Practical applications aside, one of the ultimate goals of synthetic biology is to create a synthetic organism made exclusively from custom designed DNA.
The main roadblock right now is technological. DNA synthesis is currently expensive, slow and prone to errors. Most existing techniques can only make DNA strands that are roughly 200 letters long, whereas genes are usually over ten times as long. The human genome contains roughly 20,000 genes that make proteins.
That said, costs for DNA synthesis have been rapidly dropping over the past decade.
According to Dr. Drew Endy, a geneticist at Stanford University, the cost of sequencing an individual letter has plummeted from $4 in 2003 to a mere 3 cents now. The estimated cost of printing all 3 billion letters of the human genome at the moment is a staggering $90 million, although that is expected to drop to $100,000 within 20 years if the trend continues.
An increasingly reasonable price tag has already opened doors to whole-genome synthesis.
Back in the 90s, Craig Venter, best known for his leading role in sequencing the human genome, began investigating the minimal set of genes required to make life. Together with colleagues at the Institute for Genomic Research, Venter removed genes from a bacterium Mycoplasma genitalium to identify those critical to life.
In 2008, Venter pieced together these “essential genes” and built the entire new “minimal” genome from a soup of chemicals using DNA synthesis.
Several years later, Venter transplanted the artificial genome into a second bacterium. The genes took over and “rebooted” the cell, allowing it to grow and self-replicate — the first living organism with a completely synthetic genome.
From Bacteria to Human
The new venture, if funded, would replicate Venter’s experiments using our own genome. Given that the human genome is nearly 5,000 times larger than Venter’s bacterium, it’s hard to say just how much more difficult the synthesis might be and what the end results might be.

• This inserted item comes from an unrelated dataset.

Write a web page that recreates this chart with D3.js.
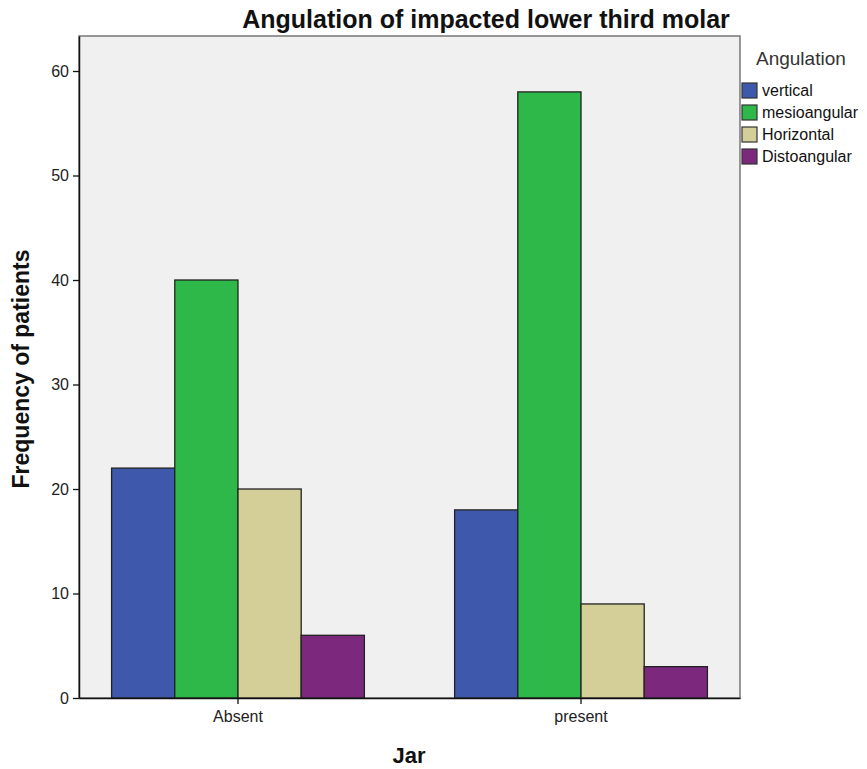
<!DOCTYPE html>
<html>
<head>
<meta charset="utf-8">
<script src="https://cdn.jsdelivr.net/npm/d3@7"></script>
<style>
  body { margin: 0; background: #fff; font-family: Arial, "Liberation Sans", sans-serif; }
</style>
</head>
<body>
<svg id="chart" width="867" height="769"></svg>
<script>
// データ
const groups = ['Absent', 'present'];
const series = ['vertical', 'mesioangular', 'Horizontal', 'Distoangular'];
const colors = ['#3e58ac', '#2eb84a', '#d4cf98', '#7b287d'];
const values = {
  Absent:  [22, 40, 20, 6],
  present: [18, 58, 9, 3]
};
const yTicks = [0, 10, 20, 30, 40, 50, 60];

const svg = d3.select('#chart');
const P = { left: 79, right: 740, top: 36, bottom: 698 };

const x0 = d3.scaleBand().domain(groups).range([P.left, P.right])
  .paddingInner(0.263).paddingOuter(0.095);
const x1 = d3.scaleBand().domain(series).range([0, x0.bandwidth()]);
const y = d3.scaleLinear().domain([0, 63.35]).range([P.bottom, P.top]);

// プロット背景
svg.append('rect')
  .attr('x', P.left).attr('y', P.top)
  .attr('width', P.right - P.left).attr('height', P.bottom - P.top)
  .attr('fill', '#f0f0f0').attr('stroke', '#777').attr('stroke-width', 1.5);

// バー
groups.forEach(g => {
  svg.append('g').selectAll('rect').data(values[g]).enter().append('rect')
    .attr('x', (d, i) => x0(g) + x1(series[i]))
    .attr('y', d => y(d))
    .attr('width', x1.bandwidth())
    .attr('height', d => y(0) - y(d))
    .attr('fill', (d, i) => colors[i])
    .attr('stroke', '#222').attr('stroke-width', 1.3);
});

// 軸
const yAxis = svg.append('g').attr('transform', `translate(${P.left},0)`)
  .call(d3.axisLeft(y).tickValues(yTicks).tickSize(6).tickSizeOuter(0).tickPadding(4));
const xAxis = svg.append('g').attr('transform', `translate(0,${P.bottom})`)
  .call(d3.axisBottom(x0).tickSize(6).tickSizeOuter(0).tickPadding(7));
[yAxis, xAxis].forEach(a => {
  a.select('.domain').attr('stroke', '#111').attr('stroke-width', 1.5);
  a.selectAll('.tick line').attr('stroke', '#111').attr('stroke-width', 1.3);
  a.selectAll('.tick text').attr('font-size', 16).attr('fill', '#222')
    .attr('font-family', 'Arial, "Liberation Sans", sans-serif');
});

// タイトル
svg.append('text').attr('x', 486).attr('y', 28).attr('text-anchor', 'middle')
  .attr('font-size', 25).attr('font-weight', 'bold').attr('fill', '#111')
  .text('Angulation of impacted lower third molar');
svg.append('text').attr('x', 409).attr('y', 763).attr('text-anchor', 'middle')
  .attr('font-size', 22).attr('font-weight', 'bold').attr('fill', '#111')
  .text('Jar');
svg.append('text').attr('transform', `translate(29,${(P.top + P.bottom) / 2 + 2}) rotate(-90)`)
  .attr('text-anchor', 'middle')
  .attr('font-size', 23).attr('font-weight', 'bold').attr('fill', '#111')
  .text('Frequency of patients');

// 凡例
const lg = svg.append('g');
lg.append('text').attr('x', 756).attr('y', 65).attr('font-size', 19).attr('fill', '#333')
  .text('Angulation');
series.forEach((s, i) => {
  const yy = 83 + i * 22;
  lg.append('rect').attr('x', 742).attr('y', yy).attr('width', 15).attr('height', 15)
    .attr('fill', colors[i]).attr('stroke', '#333').attr('stroke-width', 1.2);
  lg.append('text').attr('x', 762).attr('y', yy + 13).attr('font-size', 16).attr('fill', '#111')
    .text(s);
});
</script>
</body>
</html>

Even if that goal fails, however, the field is still bound to take a quantum leap forward. According to Dr. George Church, a leading geneticist at Harvard Medical School, the project could generate technological advances that improve our general ability to synthesize long strings of DNA — regardless of origin.

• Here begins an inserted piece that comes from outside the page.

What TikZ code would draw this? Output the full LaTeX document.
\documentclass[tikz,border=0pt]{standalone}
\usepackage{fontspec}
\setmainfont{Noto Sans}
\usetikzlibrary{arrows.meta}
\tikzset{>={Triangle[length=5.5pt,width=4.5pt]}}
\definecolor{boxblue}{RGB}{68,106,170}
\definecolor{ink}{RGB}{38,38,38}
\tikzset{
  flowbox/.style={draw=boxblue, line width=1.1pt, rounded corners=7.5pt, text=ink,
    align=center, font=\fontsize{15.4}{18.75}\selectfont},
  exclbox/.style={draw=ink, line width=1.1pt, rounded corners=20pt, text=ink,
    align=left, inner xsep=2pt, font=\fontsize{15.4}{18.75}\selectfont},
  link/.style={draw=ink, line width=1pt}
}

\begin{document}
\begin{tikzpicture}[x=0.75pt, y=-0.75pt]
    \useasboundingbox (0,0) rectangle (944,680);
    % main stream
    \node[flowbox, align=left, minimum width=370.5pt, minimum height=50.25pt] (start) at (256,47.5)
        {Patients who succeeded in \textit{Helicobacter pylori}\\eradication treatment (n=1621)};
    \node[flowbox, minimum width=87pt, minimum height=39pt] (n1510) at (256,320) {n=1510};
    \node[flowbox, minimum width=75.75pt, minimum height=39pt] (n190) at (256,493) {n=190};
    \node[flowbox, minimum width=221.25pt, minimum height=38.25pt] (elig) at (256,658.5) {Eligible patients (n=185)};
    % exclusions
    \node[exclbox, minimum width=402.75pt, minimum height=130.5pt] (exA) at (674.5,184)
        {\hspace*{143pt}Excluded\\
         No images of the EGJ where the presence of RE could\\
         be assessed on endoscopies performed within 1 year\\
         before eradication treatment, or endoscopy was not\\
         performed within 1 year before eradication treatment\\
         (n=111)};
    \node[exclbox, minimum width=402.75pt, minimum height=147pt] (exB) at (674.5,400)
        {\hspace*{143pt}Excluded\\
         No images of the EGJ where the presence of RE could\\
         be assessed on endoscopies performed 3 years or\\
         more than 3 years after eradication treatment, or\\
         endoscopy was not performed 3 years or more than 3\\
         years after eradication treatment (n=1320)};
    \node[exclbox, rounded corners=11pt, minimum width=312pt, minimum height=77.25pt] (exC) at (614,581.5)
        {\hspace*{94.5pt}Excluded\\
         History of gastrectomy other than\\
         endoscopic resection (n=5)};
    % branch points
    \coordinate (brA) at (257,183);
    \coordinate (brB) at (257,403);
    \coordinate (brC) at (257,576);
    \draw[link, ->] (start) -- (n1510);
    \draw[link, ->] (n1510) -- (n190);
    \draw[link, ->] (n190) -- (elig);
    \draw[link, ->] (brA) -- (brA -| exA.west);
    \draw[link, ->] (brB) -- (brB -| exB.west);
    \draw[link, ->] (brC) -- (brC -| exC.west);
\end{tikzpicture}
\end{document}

In fact, Church stressed that the project’s main goal is advancing technology.
But many are skeptical. According to Endy, who was invited to the meeting but decided to bow out, the project was originally named “HGP2: The human genome synthesis project,” and its primary goal was “to synthesize a complete human genome in a cell line within a period of 10 years.”
It’s perhaps not a surprise that news of the meeting caused a stir.
Regardless of its actual goals, the project raises the prospect of building custom-designed humans, or even semi-humans who have computers as parents.
The associated risks are easy to imagine and undoubtedly terrifying such as how safe is it to directly manipulate or build life? How likely are accidents that unleash new organisms on an unprepared world? Who owns and has access to the technology? Would it breed new discrimination or further separate the 1% from the 99%?
“You can’t possibly begin to do something like this if you don’t have a value system in place that allows you to map concepts of ethics, beauty, and aesthetics onto our own existence,” says Endy.
“Given that human genome synthesis is a technology that can completely redefine the core of what now joins all of humanity together as a species, we argue that discussions of making such capabilities real… should not take place without open and advance consideration of whether it is morally right to proceed,” he said.